THE TASK: Restate the listing that follows word for word, without its pictures.

────────

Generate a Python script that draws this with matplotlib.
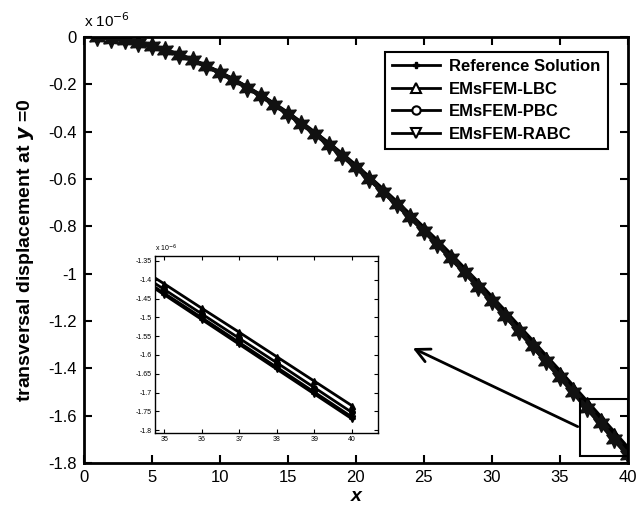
import matplotlib
matplotlib.use("Agg")
import matplotlib.pyplot as plt
from matplotlib.patches import Rectangle
from matplotlib.lines import Line2D

plt.rcParams['font.family'] = ['Liberation Sans', 'DejaVu Sans']

x = list(range(1, 41))
ref = [-0.002, -0.007, -0.015, -0.026, -0.040, -0.057, -0.076, -0.099, -0.124, -0.152,
       -0.182, -0.214, -0.249, -0.287, -0.326, -0.367, -0.411, -0.456, -0.503, -0.552,
       -0.602, -0.654, -0.708, -0.763, -0.819, -0.876, -0.935, -0.995, -1.055, -1.117,
       -1.179, -1.243, -1.306, -1.371, -1.436, -1.501, -1.567, -1.633, -1.699, -1.765]
lbc = [-0.002, -0.006, -0.014, -0.025, -0.039, -0.056, -0.075, -0.097, -0.122, -0.149,
       -0.179, -0.211, -0.245, -0.282, -0.320, -0.361, -0.404, -0.448, -0.494, -0.542,
       -0.592, -0.643, -0.696, -0.750, -0.805, -0.861, -0.919, -0.978, -1.037, -1.098,
       -1.159, -1.222, -1.284, -1.348, -1.411, -1.476, -1.540, -1.605, -1.670, -1.735]
pbc = [-0.002, -0.006, -0.014, -0.025, -0.039, -0.056, -0.076, -0.098, -0.123, -0.151,
       -0.181, -0.213, -0.248, -0.284, -0.324, -0.365, -0.408, -0.453, -0.499, -0.548,
       -0.598, -0.649, -0.703, -0.757, -0.813, -0.870, -0.928, -0.988, -1.048, -1.109,
       -1.171, -1.234, -1.297, -1.361, -1.426, -1.491, -1.556, -1.621, -1.687, -1.753]
rabc = [-0.002, -0.007, -0.015, -0.026, -0.040, -0.057, -0.077, -0.099, -0.124, -0.152,
        -0.182, -0.215, -0.250, -0.287, -0.327, -0.368, -0.412, -0.457, -0.504, -0.553,
        -0.604, -0.656, -0.710, -0.765, -0.821, -0.879, -0.938, -0.998, -1.058, -1.120,
        -1.183, -1.246, -1.310, -1.375, -1.440, -1.506, -1.572, -1.638, -1.704, -1.770]

names = ['Reference Solution', 'EMsFEM-LBC', 'EMsFEM-PBC', 'EMsFEM-RABC']
star = (6, 1, 0)

fig = plt.figure(figsize=(6.4, 5.12), dpi=100)
ax = fig.add_axes([0.131, 0.096, 0.850, 0.832])

# other methods drawn first, reference stars on top
ax.plot(x, lbc, '-^', color='k', lw=2.5, ms=6)
ax.plot(x, pbc, '-o', color='k', lw=2.5, ms=5)
ax.plot(x, rabc, '-v', color='k', lw=2.5, ms=6)
ax.plot(x, ref, '-', marker=star, color='#111111', lw=3, ms=13, mew=1)

ax.set_xlim(0, 40)
ax.set_ylim(-1.8, 0)
ax.set_xticks([0, 5, 10, 15, 20, 25, 30, 35, 40])
ax.set_yticks([0, -0.2, -0.4, -0.6, -0.8, -1, -1.2, -1.4, -1.6, -1.8])
ax.set_yticklabels(['0', '-0.2', '-0.4', '-0.6', '-0.8', '-1', '-1.2', '-1.4', '-1.6', '-1.8'])
ax.tick_params(direction='in', top=True, right=True, labelsize=12, length=6, width=1.5, pad=5)
for s in ax.spines.values():
    s.set_linewidth(2)
ax.set_xlabel('x', fontsize=14, fontweight='bold', fontstyle='italic', labelpad=2)
ax.set_ylabel('transversal displacement at $\\boldsymbol{y}$ =0', fontsize=14, fontweight='bold', labelpad=9)
ax.text(0.0, 1.015, 'x 10$^{-6}$', transform=ax.transAxes, fontsize=11, va='bottom')

# legend with small markers like the original
handles = [Line2D([], [], color='k', lw=2, marker='P', ms=5),
           Line2D([], [], color='k', lw=2, marker='^', ms=7, mfc='w', mew=1.5),
           Line2D([], [], color='k', lw=2, marker='o', ms=6, mfc='w', mew=1.5),
           Line2D([], [], color='k', lw=2, marker='v', ms=7, mfc='w', mew=1.5)]
leg = ax.legend(handles, names, loc='upper right', bbox_to_anchor=(0.978, 0.985),
                fancybox=False, edgecolor='k', framealpha=1, handlelength=2.9,
                handletextpad=0.5, prop={'weight': 'bold', 'size': 12},
                borderpad=0.45, labelspacing=0.45)
leg.get_frame().set_linewidth(1.5)

# zoom box and arrow
ax.add_patch(Rectangle((36.5, -1.77), 3.5, 0.24, fill=False, ec='k', lw=1.5, zorder=5))
ax.annotate('', xy=(24.0, -1.31), xytext=(36.5, -1.652),
            arrowprops=dict(arrowstyle='->', color='k', lw=2, mutation_scale=25))

# inset
ins = fig.add_axes([0.242, 0.154, 0.349, 0.346])
ins.plot(x, lbc, '-^', color='k', lw=2, ms=4)
ins.plot(x, pbc, '-o', color='k', lw=2, ms=4)
ins.plot(x, ref, '-', marker=star, color='k', lw=2, ms=5)
ins.plot(x, rabc, '-v', color='k', lw=2, ms=4)
ins.set_xlim(34.75, 40.7)
ins.set_ylim(-1.808, -1.337)
ins.set_xticks([35, 36, 37, 38, 39, 40])
ins.set_yticks([-1.35, -1.4, -1.45, -1.5, -1.55, -1.6, -1.65, -1.7, -1.75, -1.8])
ins.set_yticklabels(['-1.35', '-1.4', '-1.45', '-1.5', '-1.55', '-1.6', '-1.65', '-1.7', '-1.75', '-1.8'])
ins.tick_params(direction='in', top=True, right=True, labelsize=5, length=3, pad=2)
for s in ins.spines.values():
    s.set_linewidth(1)
ins.text(0.0, 1.01, 'x 10$^{-6}$', transform=ins.transAxes, fontsize=5, va='bottom')

fig.savefig('out.png', dpi=100)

────────

RESULT OF THE TASK:
Generate a Python script that draws this with matplotlib.
import matplotlib
matplotlib.use("Agg")
import matplotlib.pyplot as plt
from matplotlib.patches import Rectangle
from matplotlib.lines import Line2D

plt.rcParams['font.family'] = ['Liberation Sans', 'DejaVu Sans']

x = list(range(1, 41))
ref = [-0.002, -0.007, -0.015, -0.026, -0.040, -0.057, -0.076, -0.099, -0.124, -0.152,
       -0.182, -0.214, -0.249, -0.287, -0.326, -0.367, -0.411, -0.456, -0.503, -0.552,
       -0.602, -0.654, -0.708, -0.763, -0.819, -0.876, -0.935, -0.995, -1.055, -1.117,
       -1.179, -1.243, -1.306, -1.371, -1.436, -1.501, -1.567, -1.633, -1.699, -1.765]
lbc = [-0.002, -0.006, -0.014, -0.025, -0.039, -0.056, -0.075, -0.097, -0.122, -0.149,
       -0.179, -0.211, -0.245, -0.282, -0.320, -0.361, -0.404, -0.448, -0.494, -0.542,
       -0.592, -0.643, -0.696, -0.750, -0.805, -0.861, -0.919, -0.978, -1.037, -1.098,
       -1.159, -1.222, -1.284, -1.348, -1.411, -1.476, -1.540, -1.605, -1.670, -1.735]
pbc = [-0.002, -0.006, -0.014, -0.025, -0.039, -0.056, -0.076, -0.098, -0.123, -0.151,
       -0.181, -0.213, -0.248, -0.284, -0.324, -0.365, -0.408, -0.453, -0.499, -0.548,
       -0.598, -0.649, -0.703, -0.757, -0.813, -0.870, -0.928, -0.988, -1.048, -1.109,
       -1.171, -1.234, -1.297, -1.361, -1.426, -1.491, -1.556, -1.621, -1.687, -1.753]
rabc = [-0.002, -0.007, -0.015, -0.026, -0.040, -0.057, -0.077, -0.099, -0.124, -0.152,
        -0.182, -0.215, -0.250, -0.287, -0.327, -0.368, -0.412, -0.457, -0.504, -0.553,
        -0.604, -0.656, -0.710, -0.765, -0.821, -0.879, -0.938, -0.998, -1.058, -1.120,
        -1.183, -1.246, -1.310, -1.375, -1.440, -1.506, -1.572, -1.638, -1.704, -1.770]

names = ['Reference Solution', 'EMsFEM-LBC', 'EMsFEM-PBC', 'EMsFEM-RABC']
star = (6, 1, 0)

fig = plt.figure(figsize=(6.4, 5.12), dpi=100)
ax = fig.add_axes([0.131, 0.096, 0.850, 0.832])

# other methods drawn first, reference stars on top
ax.plot(x, lbc, '-^', color='k', lw=2.5, ms=6)
ax.plot(x, pbc, '-o', color='k', lw=2.5, ms=5)
ax.plot(x, rabc, '-v', color='k', lw=2.5, ms=6)
ax.plot(x, ref, '-', marker=star, color='#111111', lw=3, ms=13, mew=1)

ax.set_xlim(0, 40)
ax.set_ylim(-1.8, 0)
ax.set_xticks([0, 5, 10, 15, 20, 25, 30, 35, 40])
ax.set_yticks([0, -0.2, -0.4, -0.6, -0.8, -1, -1.2, -1.4, -1.6, -1.8])
ax.set_yticklabels(['0', '-0.2', '-0.4', '-0.6', '-0.8', '-1', '-1.2', '-1.4', '-1.6', '-1.8'])
ax.tick_params(direction='in', top=True, right=True, labelsize=12, length=6, width=1.5, pad=5)
for s in ax.spines.values():
    s.set_linewidth(2)
ax.set_xlabel('x', fontsize=14, fontweight='bold', fontstyle='italic', labelpad=2)
ax.set_ylabel('transversal displacement at $\\boldsymbol{y}$ =0', fontsize=14, fontweight='bold', labelpad=9)
ax.text(0.0, 1.015, 'x 10$^{-6}$', transform=ax.transAxes, fontsize=11, va='bottom')

# legend with small markers like the original
handles = [Line2D([], [], color='k', lw=2, marker='P', ms=5),
           Line2D([], [], color='k', lw=2, marker='^', ms=7, mfc='w', mew=1.5),
           Line2D([], [], color='k', lw=2, marker='o', ms=6, mfc='w', mew=1.5),
           Line2D([], [], color='k', lw=2, marker='v', ms=7, mfc='w', mew=1.5)]
leg = ax.legend(handles, names, loc='upper right', bbox_to_anchor=(0.978, 0.985),
                fancybox=False, edgecolor='k', framealpha=1, handlelength=2.9,
                handletextpad=0.5, prop={'weight': 'bold', 'size': 12},
                borderpad=0.45, labelspacing=0.45)
leg.get_frame().set_linewidth(1.5)

# zoom box and arrow
ax.add_patch(Rectangle((36.5, -1.77), 3.5, 0.24, fill=False, ec='k', lw=1.5, zorder=5))
ax.annotate('', xy=(24.0, -1.31), xytext=(36.5, -1.652),
            arrowprops=dict(arrowstyle='->', color='k', lw=2, mutation_scale=25))

# inset
ins = fig.add_axes([0.242, 0.154, 0.349, 0.346])
ins.plot(x, lbc, '-^', color='k', lw=2, ms=4)
ins.plot(x, pbc, '-o', color='k', lw=2, ms=4)
ins.plot(x, ref, '-', marker=star, color='k', lw=2, ms=5)
ins.plot(x, rabc, '-v', color='k', lw=2, ms=4)
ins.set_xlim(34.75, 40.7)
ins.set_ylim(-1.808, -1.337)
ins.set_xticks([35, 36, 37, 38, 39, 40])
ins.set_yticks([-1.35, -1.4, -1.45, -1.5, -1.55, -1.6, -1.65, -1.7, -1.75, -1.8])
ins.set_yticklabels(['-1.35', '-1.4', '-1.45', '-1.5', '-1.55', '-1.6', '-1.65', '-1.7', '-1.75', '-1.8'])
ins.tick_params(direction='in', top=True, right=True, labelsize=5, length=3, pad=2)
for s in ins.spines.values():
    s.set_linewidth(1)
ins.text(0.0, 1.01, 'x 10$^{-6}$', transform=ins.transAxes, fontsize=5, va='bottom')

fig.savefig('out.png', dpi=100)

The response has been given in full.